Following the school day, I headed home to celebrate with my family the victory of good over evil by lighting diyas, or clay lamps; eating sweets and spending time with my cousins. Celebrating Diwali with my family holds a special place in my heart, and once I became a mother, I ensured that my daughter understood its significance to our community and family. While she was a pre-schooler, I helped her classmates make diyas using miniature clay pots and tea lights. I believe her sense of joy about sharing this holiday with her friends and their families contributes to her feeling proud of her culture and willing to learn about others'. At her preschool, she learned Hanukkah songs, for example, which prompted conversations in our home about the holiday and primed her to celebrate it with our Jewish friends.

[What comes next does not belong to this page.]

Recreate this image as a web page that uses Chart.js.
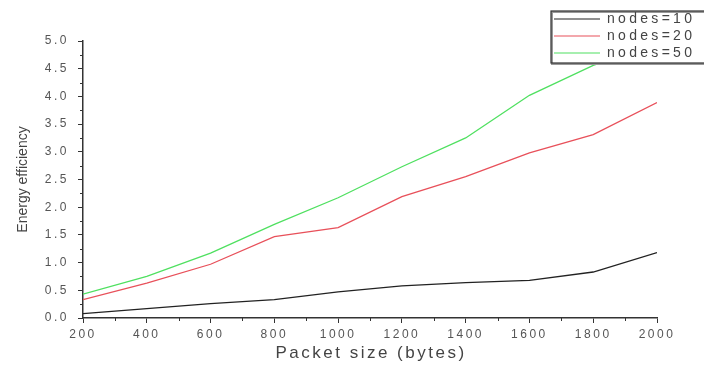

Now that my daughter is a NYC public school student, open recognition of children's religious celebrations are not allowed, ostensibly as a separation of church and state, and as her principal has indicated, "because not all families celebrate holidays." At the same time, public schools' "Spring Break" conveniently falls during Easter every year. Public schools also close on major Jewish holidays such as Rosh Hashanah and Yom Kippur, seamlessly allowing for and validating the holy days of certain religions while expecting that students who follow other religions request excused absences to observe their holy days.

For example, an estimated 120,000 of the 1.1 million students in New York City's public schools are Muslim and Eid-al-Fitr and Eid al-Adha are both unrecognized in the NYC school calendar. When these students take an excused absence to commemorate their community's special holidays, they are negotiating with a bigger bureaucracy than a Catholic school in a small Central American nation. Perhaps no one knows they are absent, or why. But each individual student must grapple with feeling illegitimate or different or perhaps even irresponsible for being absent.

Our students definitely need more, rather than fewer, days in school, so more holidays may not be the answer. But, different holidays could be. More important than days off is the role that celebrating and recognizing the many cultures and religions of our students can contribute to their sense of self. Maybe not a soda and some chips, but something to make us all feel special and not strange.